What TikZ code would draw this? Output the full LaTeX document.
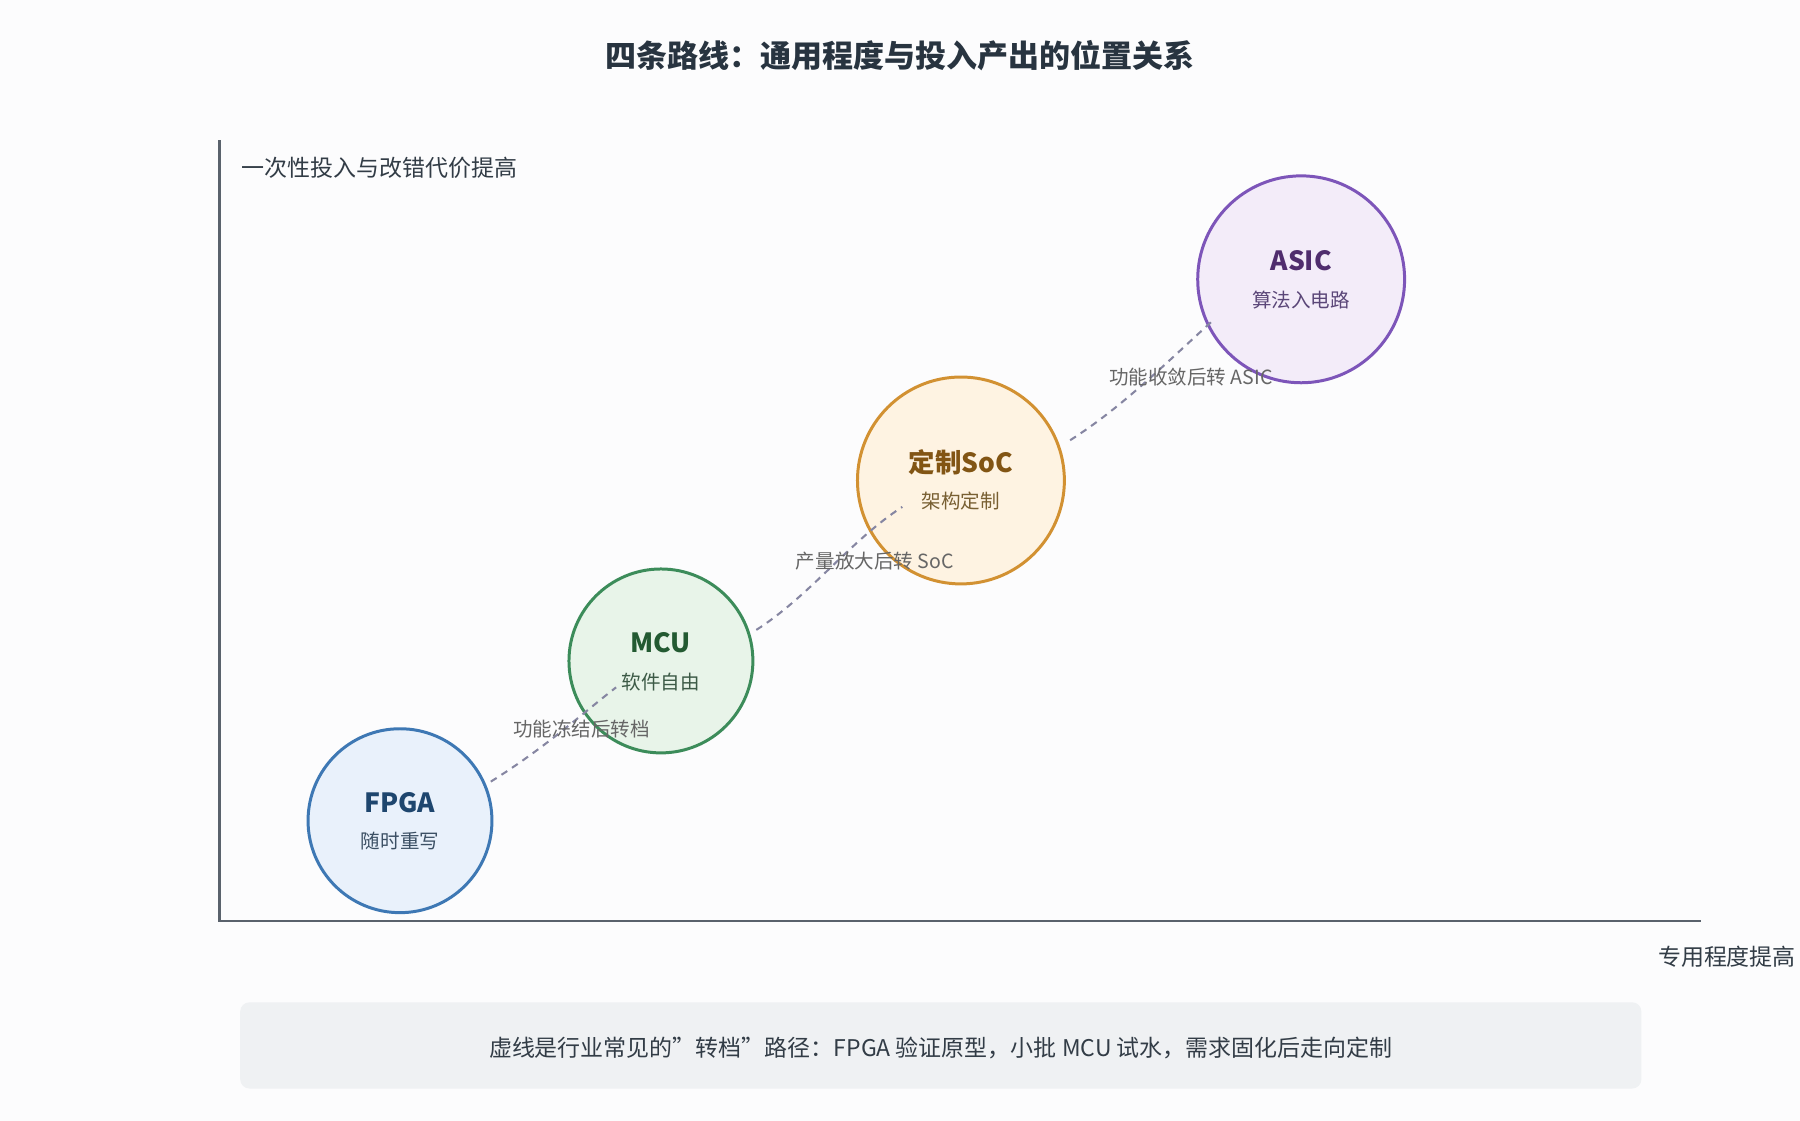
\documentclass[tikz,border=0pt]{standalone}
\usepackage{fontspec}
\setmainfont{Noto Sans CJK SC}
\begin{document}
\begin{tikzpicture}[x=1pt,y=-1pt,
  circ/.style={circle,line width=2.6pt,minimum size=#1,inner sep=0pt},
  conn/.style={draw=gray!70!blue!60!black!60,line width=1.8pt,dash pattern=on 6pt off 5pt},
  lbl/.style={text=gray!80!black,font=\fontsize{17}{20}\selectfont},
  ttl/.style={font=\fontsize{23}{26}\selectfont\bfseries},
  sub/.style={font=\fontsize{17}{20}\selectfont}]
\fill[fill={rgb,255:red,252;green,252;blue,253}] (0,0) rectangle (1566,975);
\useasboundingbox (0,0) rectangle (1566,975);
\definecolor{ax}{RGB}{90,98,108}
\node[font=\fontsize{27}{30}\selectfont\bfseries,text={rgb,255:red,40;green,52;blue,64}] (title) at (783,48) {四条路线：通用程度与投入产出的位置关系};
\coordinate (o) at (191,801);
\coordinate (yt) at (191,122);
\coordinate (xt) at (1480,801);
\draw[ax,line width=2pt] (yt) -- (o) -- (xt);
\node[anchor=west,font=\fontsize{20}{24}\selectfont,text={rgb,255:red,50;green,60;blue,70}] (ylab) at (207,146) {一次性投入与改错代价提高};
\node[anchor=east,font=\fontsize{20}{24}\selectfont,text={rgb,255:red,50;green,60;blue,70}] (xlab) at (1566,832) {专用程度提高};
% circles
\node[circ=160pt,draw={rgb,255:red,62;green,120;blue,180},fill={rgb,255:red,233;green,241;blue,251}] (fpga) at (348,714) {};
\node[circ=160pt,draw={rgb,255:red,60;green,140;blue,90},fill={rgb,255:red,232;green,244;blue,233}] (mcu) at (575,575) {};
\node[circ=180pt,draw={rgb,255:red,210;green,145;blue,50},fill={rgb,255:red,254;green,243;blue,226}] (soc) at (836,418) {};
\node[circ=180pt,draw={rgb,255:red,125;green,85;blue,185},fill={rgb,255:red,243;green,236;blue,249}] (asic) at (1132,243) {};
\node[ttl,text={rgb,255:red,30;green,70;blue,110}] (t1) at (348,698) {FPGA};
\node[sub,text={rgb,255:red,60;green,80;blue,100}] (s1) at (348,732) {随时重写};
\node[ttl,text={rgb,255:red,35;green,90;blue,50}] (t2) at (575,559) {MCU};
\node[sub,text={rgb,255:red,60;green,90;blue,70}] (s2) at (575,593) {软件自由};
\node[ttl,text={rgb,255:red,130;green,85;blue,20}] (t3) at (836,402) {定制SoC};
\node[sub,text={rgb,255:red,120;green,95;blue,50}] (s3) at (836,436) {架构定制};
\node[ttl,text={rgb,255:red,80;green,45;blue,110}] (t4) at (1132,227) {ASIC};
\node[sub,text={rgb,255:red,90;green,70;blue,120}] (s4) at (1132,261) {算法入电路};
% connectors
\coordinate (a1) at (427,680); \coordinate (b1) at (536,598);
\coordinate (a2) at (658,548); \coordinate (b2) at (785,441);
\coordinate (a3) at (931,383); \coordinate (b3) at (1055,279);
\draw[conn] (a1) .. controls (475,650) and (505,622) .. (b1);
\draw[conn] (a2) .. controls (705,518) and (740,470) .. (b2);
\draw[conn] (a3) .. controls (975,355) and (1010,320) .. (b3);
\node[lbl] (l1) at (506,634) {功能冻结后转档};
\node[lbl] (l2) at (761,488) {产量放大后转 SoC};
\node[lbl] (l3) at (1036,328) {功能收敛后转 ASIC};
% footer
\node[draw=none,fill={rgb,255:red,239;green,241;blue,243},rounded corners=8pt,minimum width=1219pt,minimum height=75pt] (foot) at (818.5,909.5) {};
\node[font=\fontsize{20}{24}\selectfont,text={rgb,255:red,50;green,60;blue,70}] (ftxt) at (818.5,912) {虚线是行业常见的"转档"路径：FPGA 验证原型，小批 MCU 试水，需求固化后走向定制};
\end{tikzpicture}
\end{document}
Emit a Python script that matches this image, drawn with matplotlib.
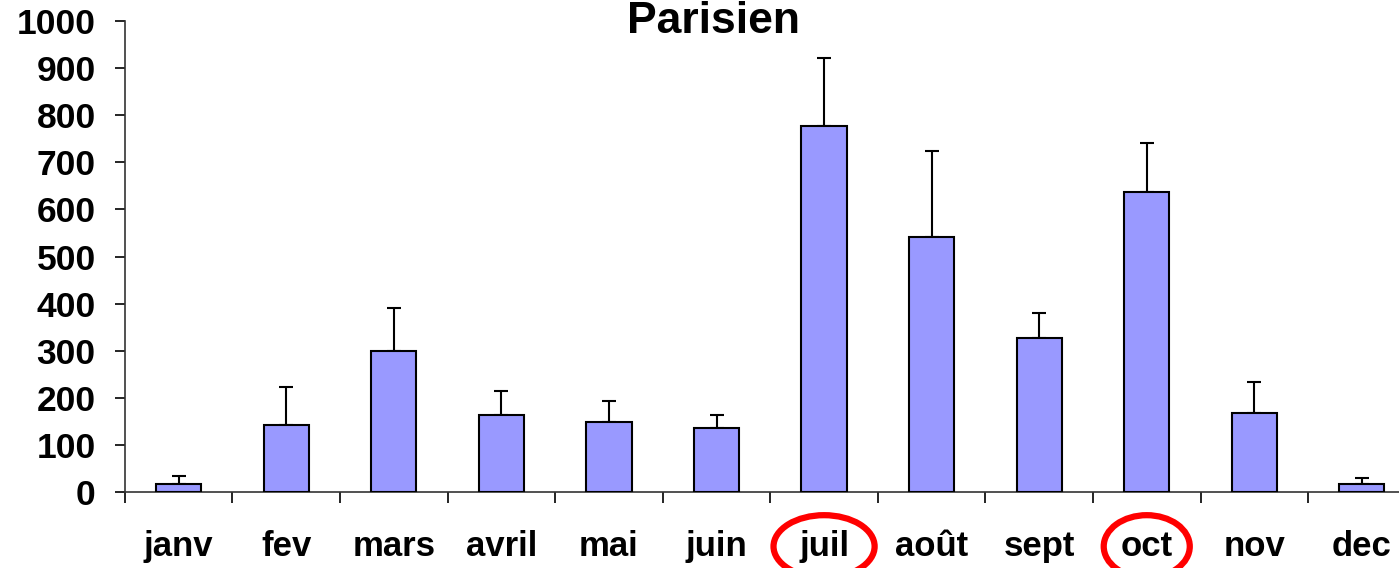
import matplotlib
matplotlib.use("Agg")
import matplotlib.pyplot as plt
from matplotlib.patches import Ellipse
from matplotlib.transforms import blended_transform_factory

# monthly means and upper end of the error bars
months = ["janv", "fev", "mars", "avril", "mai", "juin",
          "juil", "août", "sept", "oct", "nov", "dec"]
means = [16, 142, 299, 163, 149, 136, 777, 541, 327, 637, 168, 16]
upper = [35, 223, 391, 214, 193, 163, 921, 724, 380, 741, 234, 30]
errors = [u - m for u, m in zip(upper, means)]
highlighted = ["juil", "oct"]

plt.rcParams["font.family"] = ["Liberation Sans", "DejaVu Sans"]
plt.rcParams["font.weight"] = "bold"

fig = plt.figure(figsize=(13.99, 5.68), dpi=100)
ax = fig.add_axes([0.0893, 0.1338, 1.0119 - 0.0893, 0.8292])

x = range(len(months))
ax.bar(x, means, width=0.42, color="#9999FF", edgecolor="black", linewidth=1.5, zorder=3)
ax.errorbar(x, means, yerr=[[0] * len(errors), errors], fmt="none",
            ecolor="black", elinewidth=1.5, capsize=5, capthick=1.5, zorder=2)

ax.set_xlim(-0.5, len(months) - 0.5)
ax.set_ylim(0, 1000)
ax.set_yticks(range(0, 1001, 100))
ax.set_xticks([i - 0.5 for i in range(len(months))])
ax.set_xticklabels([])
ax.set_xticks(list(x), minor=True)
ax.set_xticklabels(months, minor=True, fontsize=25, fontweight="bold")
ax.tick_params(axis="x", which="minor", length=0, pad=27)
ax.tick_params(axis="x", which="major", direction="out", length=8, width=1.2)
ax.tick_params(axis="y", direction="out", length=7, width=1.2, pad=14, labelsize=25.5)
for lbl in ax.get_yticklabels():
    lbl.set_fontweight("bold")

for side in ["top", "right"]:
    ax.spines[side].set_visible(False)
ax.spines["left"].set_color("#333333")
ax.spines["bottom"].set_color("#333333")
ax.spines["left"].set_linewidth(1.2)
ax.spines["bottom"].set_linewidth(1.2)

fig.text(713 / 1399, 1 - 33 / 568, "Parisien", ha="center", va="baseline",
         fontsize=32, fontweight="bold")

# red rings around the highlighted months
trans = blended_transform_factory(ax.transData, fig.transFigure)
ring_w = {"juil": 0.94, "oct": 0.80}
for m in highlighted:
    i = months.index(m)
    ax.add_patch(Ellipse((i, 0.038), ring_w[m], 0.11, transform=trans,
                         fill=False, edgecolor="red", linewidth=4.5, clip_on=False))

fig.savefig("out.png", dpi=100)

GIVEN EXERCISE
Reproduce every entry exactly, but omit each picture.

WRITTEN RESPONSE
What TikZ code would draw this? Output the full LaTeX document.
\documentclass[tikz,border=0pt]{standalone}
\usepackage{fontspec}
\setmainfont{Noto Sans CJK SC}
\begin{document}
\begin{tikzpicture}[x=1pt,y=-1pt,
  circ/.style={circle,line width=2.6pt,minimum size=#1,inner sep=0pt},
  conn/.style={draw=gray!70!blue!60!black!60,line width=1.8pt,dash pattern=on 6pt off 5pt},
  lbl/.style={text=gray!80!black,font=\fontsize{17}{20}\selectfont},
  ttl/.style={font=\fontsize{23}{26}\selectfont\bfseries},
  sub/.style={font=\fontsize{17}{20}\selectfont}]
\fill[fill={rgb,255:red,252;green,252;blue,253}] (0,0) rectangle (1566,975);
\useasboundingbox (0,0) rectangle (1566,975);
\definecolor{ax}{RGB}{90,98,108}
\node[font=\fontsize{27}{30}\selectfont\bfseries,text={rgb,255:red,40;green,52;blue,64}] (title) at (783,48) {四条路线：通用程度与投入产出的位置关系};
\coordinate (o) at (191,801);
\coordinate (yt) at (191,122);
\coordinate (xt) at (1480,801);
\draw[ax,line width=2pt] (yt) -- (o) -- (xt);
\node[anchor=west,font=\fontsize{20}{24}\selectfont,text={rgb,255:red,50;green,60;blue,70}] (ylab) at (207,146) {一次性投入与改错代价提高};
\node[anchor=east,font=\fontsize{20}{24}\selectfont,text={rgb,255:red,50;green,60;blue,70}] (xlab) at (1566,832) {专用程度提高};
% circles
\node[circ=160pt,draw={rgb,255:red,62;green,120;blue,180},fill={rgb,255:red,233;green,241;blue,251}] (fpga) at (348,714) {};
\node[circ=160pt,draw={rgb,255:red,60;green,140;blue,90},fill={rgb,255:red,232;green,244;blue,233}] (mcu) at (575,575) {};
\node[circ=180pt,draw={rgb,255:red,210;green,145;blue,50},fill={rgb,255:red,254;green,243;blue,226}] (soc) at (836,418) {};
\node[circ=180pt,draw={rgb,255:red,125;green,85;blue,185},fill={rgb,255:red,243;green,236;blue,249}] (asic) at (1132,243) {};
\node[ttl,text={rgb,255:red,30;green,70;blue,110}] (t1) at (348,698) {FPGA};
\node[sub,text={rgb,255:red,60;green,80;blue,100}] (s1) at (348,732) {随时重写};
\node[ttl,text={rgb,255:red,35;green,90;blue,50}] (t2) at (575,559) {MCU};
\node[sub,text={rgb,255:red,60;green,90;blue,70}] (s2) at (575,593) {软件自由};
\node[ttl,text={rgb,255:red,130;green,85;blue,20}] (t3) at (836,402) {定制SoC};
\node[sub,text={rgb,255:red,120;green,95;blue,50}] (s3) at (836,436) {架构定制};
\node[ttl,text={rgb,255:red,80;green,45;blue,110}] (t4) at (1132,227) {ASIC};
\node[sub,text={rgb,255:red,90;green,70;blue,120}] (s4) at (1132,261) {算法入电路};
% connectors
\coordinate (a1) at (427,680); \coordinate (b1) at (536,598);
\coordinate (a2) at (658,548); \coordinate (b2) at (785,441);
\coordinate (a3) at (931,383); \coordinate (b3) at (1055,279);
\draw[conn] (a1) .. controls (475,650) and (505,622) .. (b1);
\draw[conn] (a2) .. controls (705,518) and (740,470) .. (b2);
\draw[conn] (a3) .. controls (975,355) and (1010,320) .. (b3);
\node[lbl] (l1) at (506,634) {功能冻结后转档};
\node[lbl] (l2) at (761,488) {产量放大后转 SoC};
\node[lbl] (l3) at (1036,328) {功能收敛后转 ASIC};
% footer
\node[draw=none,fill={rgb,255:red,239;green,241;blue,243},rounded corners=8pt,minimum width=1219pt,minimum height=75pt] (foot) at (818.5,909.5) {};
\node[font=\fontsize{20}{24}\selectfont,text={rgb,255:red,50;green,60;blue,70}] (ftxt) at (818.5,912) {虚线是行业常见的"转档"路径：FPGA 验证原型，小批 MCU 试水，需求固化后走向定制};
\end{tikzpicture}
\end{document}
Emit a Python script that matches this image, drawn with matplotlib.
import matplotlib
matplotlib.use("Agg")
import matplotlib.pyplot as plt
from matplotlib.patches import Ellipse
from matplotlib.transforms import blended_transform_factory

# monthly means and upper end of the error bars
months = ["janv", "fev", "mars", "avril", "mai", "juin",
          "juil", "août", "sept", "oct", "nov", "dec"]
means = [16, 142, 299, 163, 149, 136, 777, 541, 327, 637, 168, 16]
upper = [35, 223, 391, 214, 193, 163, 921, 724, 380, 741, 234, 30]
errors = [u - m for u, m in zip(upper, means)]
highlighted = ["juil", "oct"]

plt.rcParams["font.family"] = ["Liberation Sans", "DejaVu Sans"]
plt.rcParams["font.weight"] = "bold"

fig = plt.figure(figsize=(13.99, 5.68), dpi=100)
ax = fig.add_axes([0.0893, 0.1338, 1.0119 - 0.0893, 0.8292])

x = range(len(months))
ax.bar(x, means, width=0.42, color="#9999FF", edgecolor="black", linewidth=1.5, zorder=3)
ax.errorbar(x, means, yerr=[[0] * len(errors), errors], fmt="none",
            ecolor="black", elinewidth=1.5, capsize=5, capthick=1.5, zorder=2)

ax.set_xlim(-0.5, len(months) - 0.5)
ax.set_ylim(0, 1000)
ax.set_yticks(range(0, 1001, 100))
ax.set_xticks([i - 0.5 for i in range(len(months))])
ax.set_xticklabels([])
ax.set_xticks(list(x), minor=True)
ax.set_xticklabels(months, minor=True, fontsize=25, fontweight="bold")
ax.tick_params(axis="x", which="minor", length=0, pad=27)
ax.tick_params(axis="x", which="major", direction="out", length=8, width=1.2)
ax.tick_params(axis="y", direction="out", length=7, width=1.2, pad=14, labelsize=25.5)
for lbl in ax.get_yticklabels():
    lbl.set_fontweight("bold")

for side in ["top", "right"]:
    ax.spines[side].set_visible(False)
ax.spines["left"].set_color("#333333")
ax.spines["bottom"].set_color("#333333")
ax.spines["left"].set_linewidth(1.2)
ax.spines["bottom"].set_linewidth(1.2)

fig.text(713 / 1399, 1 - 33 / 568, "Parisien", ha="center", va="baseline",
         fontsize=32, fontweight="bold")

# red rings around the highlighted months
trans = blended_transform_factory(ax.transData, fig.transFigure)
ring_w = {"juil": 0.94, "oct": 0.80}
for m in highlighted:
    i = months.index(m)
    ax.add_patch(Ellipse((i, 0.038), ring_w[m], 0.11, transform=trans,
                         fill=False, edgecolor="red", linewidth=4.5, clip_on=False))

fig.savefig("out.png", dpi=100)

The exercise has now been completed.